● **Exercise directions**:
Reproduce exactly the lines starting at the line that contains "Write the matplotlib code for this chart." and ending at the line that contains "mcg_band_hi = [0.362, 0.440, 0.525, 0.598, 0.785]". Omit pictures.

Source code of charts

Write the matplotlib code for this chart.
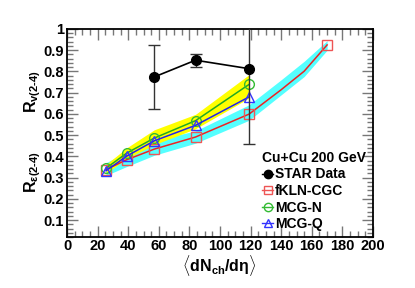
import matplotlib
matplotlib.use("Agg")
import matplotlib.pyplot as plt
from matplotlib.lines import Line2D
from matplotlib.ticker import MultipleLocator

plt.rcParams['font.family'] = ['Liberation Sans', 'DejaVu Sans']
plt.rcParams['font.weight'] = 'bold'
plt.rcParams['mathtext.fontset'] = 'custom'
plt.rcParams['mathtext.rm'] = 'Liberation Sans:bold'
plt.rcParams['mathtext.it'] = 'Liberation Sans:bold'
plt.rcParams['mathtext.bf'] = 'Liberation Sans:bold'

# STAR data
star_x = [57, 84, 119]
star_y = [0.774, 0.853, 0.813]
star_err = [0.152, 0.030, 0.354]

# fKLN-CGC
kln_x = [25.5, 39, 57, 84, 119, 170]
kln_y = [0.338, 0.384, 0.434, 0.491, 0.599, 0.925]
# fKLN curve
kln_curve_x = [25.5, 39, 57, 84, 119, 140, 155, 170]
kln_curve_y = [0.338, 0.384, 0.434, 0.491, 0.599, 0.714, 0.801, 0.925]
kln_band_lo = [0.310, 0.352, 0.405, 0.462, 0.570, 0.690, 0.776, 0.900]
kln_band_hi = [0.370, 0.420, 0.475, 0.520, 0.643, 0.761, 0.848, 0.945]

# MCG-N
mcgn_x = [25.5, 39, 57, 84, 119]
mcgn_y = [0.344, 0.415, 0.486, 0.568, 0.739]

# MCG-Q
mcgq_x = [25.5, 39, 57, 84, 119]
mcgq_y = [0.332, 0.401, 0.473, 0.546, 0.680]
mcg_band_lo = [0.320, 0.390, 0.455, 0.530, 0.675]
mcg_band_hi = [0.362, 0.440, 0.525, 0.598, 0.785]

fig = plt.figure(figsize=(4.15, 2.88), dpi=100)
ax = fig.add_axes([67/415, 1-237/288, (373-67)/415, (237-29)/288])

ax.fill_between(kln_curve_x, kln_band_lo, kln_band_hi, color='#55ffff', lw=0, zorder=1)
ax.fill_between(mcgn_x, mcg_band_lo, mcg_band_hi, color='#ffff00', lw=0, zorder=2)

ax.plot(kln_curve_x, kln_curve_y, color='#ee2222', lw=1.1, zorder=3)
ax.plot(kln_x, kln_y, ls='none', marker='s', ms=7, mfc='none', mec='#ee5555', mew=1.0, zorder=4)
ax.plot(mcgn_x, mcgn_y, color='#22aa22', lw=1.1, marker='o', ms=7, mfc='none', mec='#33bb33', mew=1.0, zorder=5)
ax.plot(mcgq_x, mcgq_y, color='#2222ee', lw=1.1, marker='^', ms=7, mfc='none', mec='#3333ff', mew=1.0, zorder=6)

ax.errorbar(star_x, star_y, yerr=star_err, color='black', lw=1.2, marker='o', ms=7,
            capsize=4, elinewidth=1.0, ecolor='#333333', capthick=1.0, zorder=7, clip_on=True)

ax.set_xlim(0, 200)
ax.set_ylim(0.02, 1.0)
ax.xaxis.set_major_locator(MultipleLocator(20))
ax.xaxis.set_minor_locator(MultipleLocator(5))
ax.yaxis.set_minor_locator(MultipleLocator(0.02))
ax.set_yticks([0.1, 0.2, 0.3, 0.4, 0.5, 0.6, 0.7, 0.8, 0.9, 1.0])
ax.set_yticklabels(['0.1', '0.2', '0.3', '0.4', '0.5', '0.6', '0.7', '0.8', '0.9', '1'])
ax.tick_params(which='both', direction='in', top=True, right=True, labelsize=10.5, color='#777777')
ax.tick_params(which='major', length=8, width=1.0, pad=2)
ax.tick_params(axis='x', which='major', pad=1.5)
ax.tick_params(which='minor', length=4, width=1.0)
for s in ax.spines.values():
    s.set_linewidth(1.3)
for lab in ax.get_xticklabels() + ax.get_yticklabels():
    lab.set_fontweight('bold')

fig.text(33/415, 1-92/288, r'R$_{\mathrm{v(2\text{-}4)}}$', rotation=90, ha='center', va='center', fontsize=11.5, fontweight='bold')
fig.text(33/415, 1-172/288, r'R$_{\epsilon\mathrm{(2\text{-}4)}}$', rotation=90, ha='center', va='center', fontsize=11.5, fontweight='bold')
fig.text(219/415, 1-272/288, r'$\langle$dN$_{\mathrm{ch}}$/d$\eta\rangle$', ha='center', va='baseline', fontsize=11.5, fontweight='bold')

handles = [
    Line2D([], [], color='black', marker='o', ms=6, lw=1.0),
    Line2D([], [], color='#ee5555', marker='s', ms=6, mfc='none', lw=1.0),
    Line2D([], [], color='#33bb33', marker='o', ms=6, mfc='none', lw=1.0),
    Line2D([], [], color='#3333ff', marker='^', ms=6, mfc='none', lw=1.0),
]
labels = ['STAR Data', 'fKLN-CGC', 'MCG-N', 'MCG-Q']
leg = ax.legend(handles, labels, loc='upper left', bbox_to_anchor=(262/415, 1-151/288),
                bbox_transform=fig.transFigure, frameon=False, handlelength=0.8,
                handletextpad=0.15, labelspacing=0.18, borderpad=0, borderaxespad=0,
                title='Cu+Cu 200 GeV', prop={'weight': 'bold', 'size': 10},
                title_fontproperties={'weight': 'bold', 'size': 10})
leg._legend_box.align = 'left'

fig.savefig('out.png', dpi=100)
* * *
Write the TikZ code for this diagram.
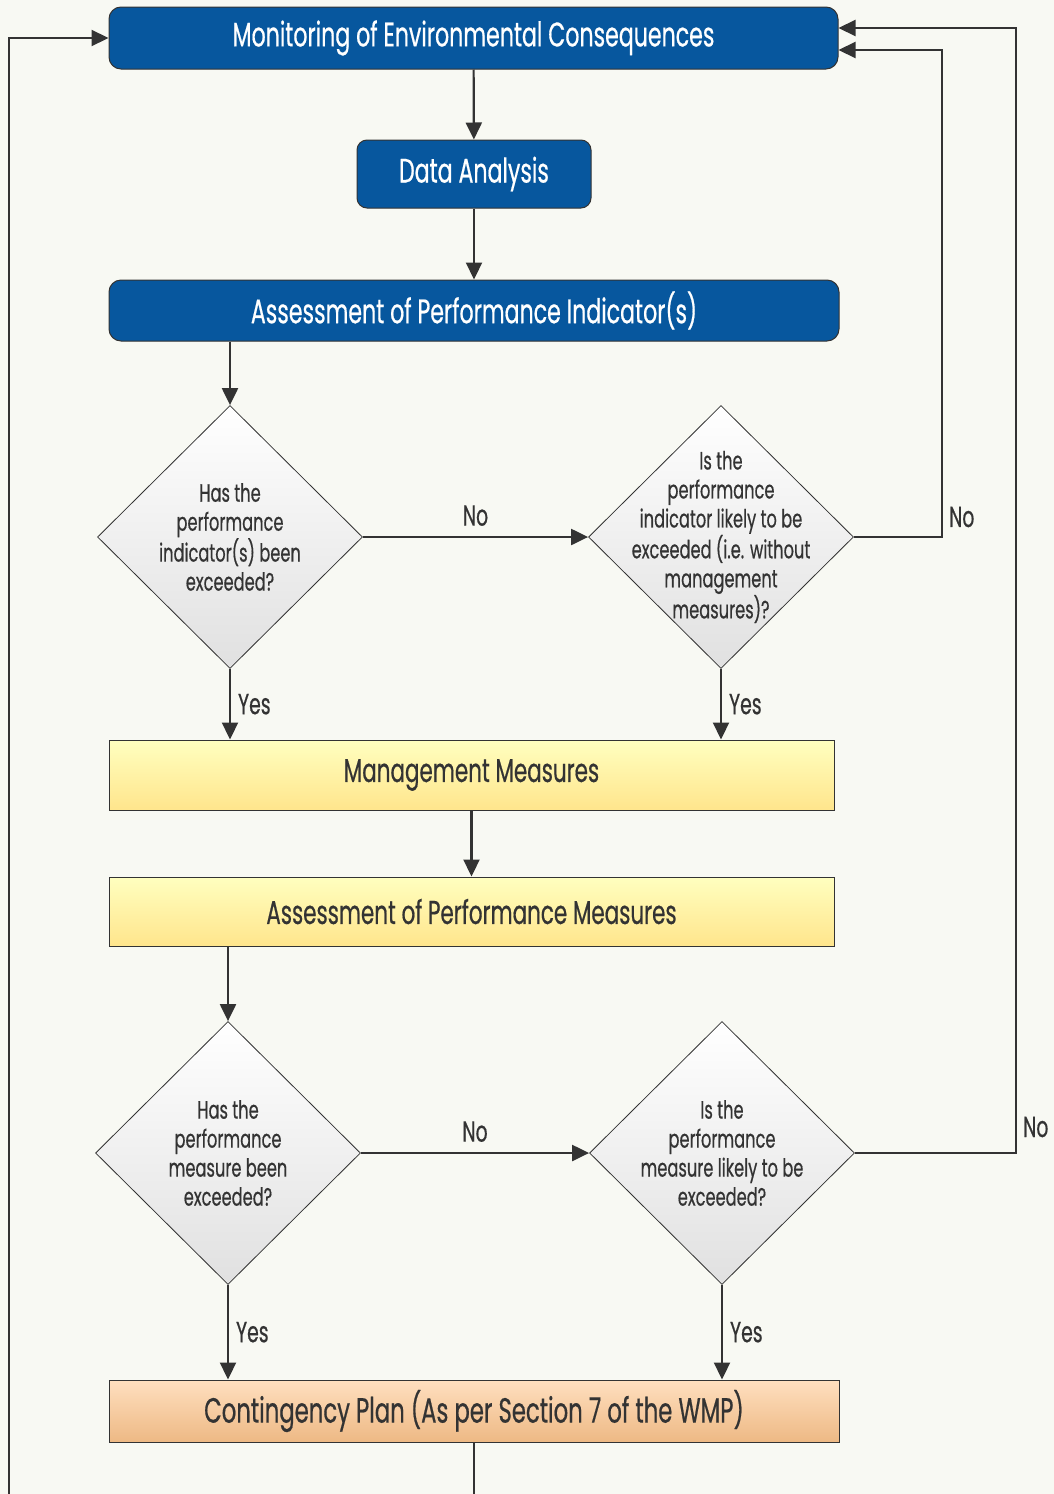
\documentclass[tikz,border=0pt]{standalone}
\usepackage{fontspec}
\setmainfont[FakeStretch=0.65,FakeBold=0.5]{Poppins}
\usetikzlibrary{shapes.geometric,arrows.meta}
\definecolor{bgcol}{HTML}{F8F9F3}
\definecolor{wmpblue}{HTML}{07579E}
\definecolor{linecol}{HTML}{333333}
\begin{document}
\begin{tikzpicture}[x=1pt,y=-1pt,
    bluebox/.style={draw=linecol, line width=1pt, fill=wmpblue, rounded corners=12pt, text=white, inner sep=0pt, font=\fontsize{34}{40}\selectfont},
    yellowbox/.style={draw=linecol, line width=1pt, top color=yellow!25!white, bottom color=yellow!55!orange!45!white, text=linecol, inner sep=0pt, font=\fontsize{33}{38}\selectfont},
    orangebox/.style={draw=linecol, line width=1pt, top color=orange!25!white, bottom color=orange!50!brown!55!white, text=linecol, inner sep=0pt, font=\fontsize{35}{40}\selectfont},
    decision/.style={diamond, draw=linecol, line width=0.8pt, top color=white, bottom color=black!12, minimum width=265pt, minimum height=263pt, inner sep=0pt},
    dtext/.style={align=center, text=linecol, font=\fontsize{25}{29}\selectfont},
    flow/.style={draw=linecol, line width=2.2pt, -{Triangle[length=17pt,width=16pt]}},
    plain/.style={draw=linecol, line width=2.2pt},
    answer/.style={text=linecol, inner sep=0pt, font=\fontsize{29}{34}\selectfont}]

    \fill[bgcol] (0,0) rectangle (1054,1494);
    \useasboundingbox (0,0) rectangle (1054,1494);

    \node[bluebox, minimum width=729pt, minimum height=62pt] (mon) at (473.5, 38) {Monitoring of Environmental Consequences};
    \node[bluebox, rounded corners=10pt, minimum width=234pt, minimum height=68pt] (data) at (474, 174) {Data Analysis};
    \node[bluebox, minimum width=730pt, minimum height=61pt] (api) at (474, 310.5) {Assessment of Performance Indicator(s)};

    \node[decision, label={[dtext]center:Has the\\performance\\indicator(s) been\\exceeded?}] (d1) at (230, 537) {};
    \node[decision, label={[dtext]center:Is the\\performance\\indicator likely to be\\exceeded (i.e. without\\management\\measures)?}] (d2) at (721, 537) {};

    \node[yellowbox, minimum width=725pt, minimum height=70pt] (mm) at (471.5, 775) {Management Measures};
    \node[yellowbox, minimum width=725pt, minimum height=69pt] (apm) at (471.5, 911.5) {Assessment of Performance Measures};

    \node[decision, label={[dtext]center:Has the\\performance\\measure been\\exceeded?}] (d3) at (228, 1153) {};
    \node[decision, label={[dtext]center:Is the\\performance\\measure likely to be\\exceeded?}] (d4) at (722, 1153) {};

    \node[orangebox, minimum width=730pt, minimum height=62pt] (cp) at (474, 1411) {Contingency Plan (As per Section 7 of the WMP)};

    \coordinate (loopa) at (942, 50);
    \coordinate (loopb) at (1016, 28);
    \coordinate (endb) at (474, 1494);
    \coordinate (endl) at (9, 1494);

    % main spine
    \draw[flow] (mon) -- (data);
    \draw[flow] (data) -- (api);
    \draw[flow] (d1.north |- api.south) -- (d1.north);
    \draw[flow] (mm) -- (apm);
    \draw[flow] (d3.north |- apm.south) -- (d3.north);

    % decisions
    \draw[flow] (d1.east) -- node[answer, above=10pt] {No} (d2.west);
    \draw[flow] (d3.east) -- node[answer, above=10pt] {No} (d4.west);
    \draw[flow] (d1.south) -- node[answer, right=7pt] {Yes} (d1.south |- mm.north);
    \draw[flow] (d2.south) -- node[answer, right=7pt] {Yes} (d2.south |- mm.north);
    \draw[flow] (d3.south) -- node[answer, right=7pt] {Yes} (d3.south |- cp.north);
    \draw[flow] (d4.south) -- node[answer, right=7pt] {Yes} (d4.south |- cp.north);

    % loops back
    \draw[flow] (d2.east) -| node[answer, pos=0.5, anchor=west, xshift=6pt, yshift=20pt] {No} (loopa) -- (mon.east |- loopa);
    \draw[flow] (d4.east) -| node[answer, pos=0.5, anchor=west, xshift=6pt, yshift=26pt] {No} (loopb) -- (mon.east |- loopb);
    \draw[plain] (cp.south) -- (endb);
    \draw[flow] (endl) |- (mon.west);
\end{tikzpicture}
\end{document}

● **Result of this task**:
Write the matplotlib code for this chart.
import matplotlib
matplotlib.use("Agg")
import matplotlib.pyplot as plt
from matplotlib.lines import Line2D
from matplotlib.ticker import MultipleLocator

plt.rcParams['font.family'] = ['Liberation Sans', 'DejaVu Sans']
plt.rcParams['font.weight'] = 'bold'
plt.rcParams['mathtext.fontset'] = 'custom'
plt.rcParams['mathtext.rm'] = 'Liberation Sans:bold'
plt.rcParams['mathtext.it'] = 'Liberation Sans:bold'
plt.rcParams['mathtext.bf'] = 'Liberation Sans:bold'

# STAR data
star_x = [57, 84, 119]
star_y = [0.774, 0.853, 0.813]
star_err = [0.152, 0.030, 0.354]

# fKLN-CGC
kln_x = [25.5, 39, 57, 84, 119, 170]
kln_y = [0.338, 0.384, 0.434, 0.491, 0.599, 0.925]
# fKLN curve
kln_curve_x = [25.5, 39, 57, 84, 119, 140, 155, 170]
kln_curve_y = [0.338, 0.384, 0.434, 0.491, 0.599, 0.714, 0.801, 0.925]
kln_band_lo = [0.310, 0.352, 0.405, 0.462, 0.570, 0.690, 0.776, 0.900]
kln_band_hi = [0.370, 0.420, 0.475, 0.520, 0.643, 0.761, 0.848, 0.945]

# MCG-N
mcgn_x = [25.5, 39, 57, 84, 119]
mcgn_y = [0.344, 0.415, 0.486, 0.568, 0.739]

# MCG-Q
mcgq_x = [25.5, 39, 57, 84, 119]
mcgq_y = [0.332, 0.401, 0.473, 0.546, 0.680]
mcg_band_lo = [0.320, 0.390, 0.455, 0.530, 0.675]
mcg_band_hi = [0.362, 0.440, 0.525, 0.598, 0.785]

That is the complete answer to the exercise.